Effective integration at the top of the funnel means coming up with an organic way for your audience to move online from print (or vice versa) while also implementing a way of tracking the specific actions that happen during that bridge. Here are some ways easy ways to accomplish this:
- Microsites and Landing Pages. Rather than just pointing people to your website, you can try pointing them to a specific page that is only discoverable by people who have seen your print promotion. This is far from foolproof (as even the least tech-savvy internet user may still just go to your homepage and ignore the landing page), so microsites with unique URLs can be helpful here.
- QR Codes. Particularly effective with younger audiences, QR codes can direct people to your homepage while also helping your attribute specific traffic from given promotions. You’ll want to ensure you have a responsively designed website however, as this ensures a mobile visit.
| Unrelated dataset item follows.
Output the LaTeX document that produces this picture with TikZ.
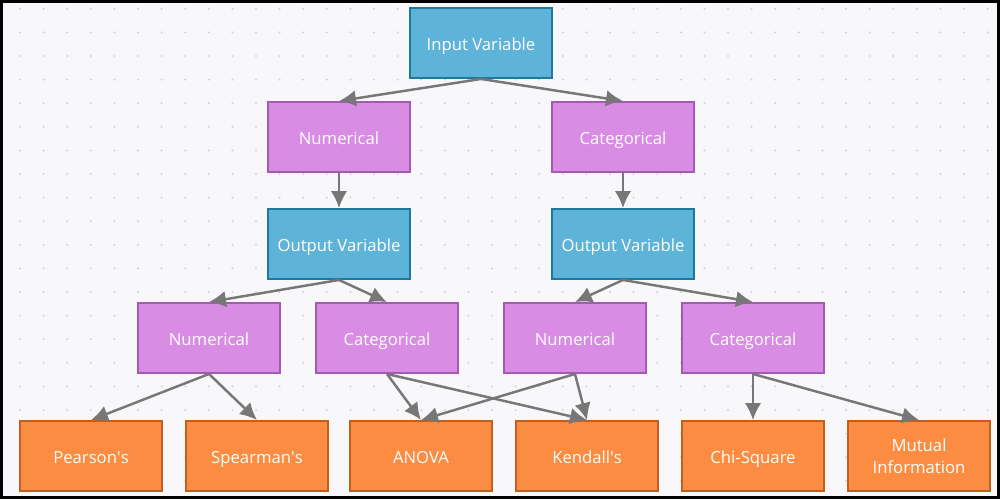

- Google Voice Calling. Many print promotions try to push people into conversations with your brand over the phone. But if you use the same toll-free number for all of your promotions, your best bet for attribution is to ask every customer how they ended up on the line with your rep. An easier approach can be to set up a system of Google Voice numbers that all redirect to the same place. Assign each number to an individual piece of collateral, and you’ll get data on what is (or isn’t) performing—without the hassle of setting up new lines or asking callers for attribution.
Crafting for the Bottom of the Funnel
There are a million different ways that brands have used print marketing to get the attention of new audiences through the years. But as with many other top-of-funnel tactics, the pervasiveness of this material often cheapens it. While ensuring your material reaches your audience’s hands is useful, doing so at the expense of creating an experience from your brand can be detrimental in the long run. But there are some powerful ways to utilize print to improve conversion and retention, right alongside awareness and visibility.
One powerful way to do this is to move from digital-first to print. Consider your digital marketing strategy for a moment. Somewhere along the line, you likely found a way to identify particularly qualified or interested leads—maybe they’ve requested some material, made an initial purchase, or performed any other number of actions. By finding a way to give this segment of your audience powerful, palpable material, you can elaborate on your brand’s story, while also giving your customer something to hold that will (hopefully) have a powerful impact on the affinity they hold with your brand. One of my favorite examples of this comes from Musicbed, a sound licensing company that provides music for ads and films. Musicbed created a full-color magazine publication that helps it identify particularly invested members of its audience, while also creating a space to speak about its industry and provide meaningful content. Magazines aren’t new, but a high-quality one from a small digital company can still leave a huge impact.
Ultimately, the internet and printing press are both technologies that encourage people to integrate, disseminate, and communicate. The same three goals can be said of your marketing. Find ways to bring ink and internet together for your brand, and you’ll see results as tangible as paper itself.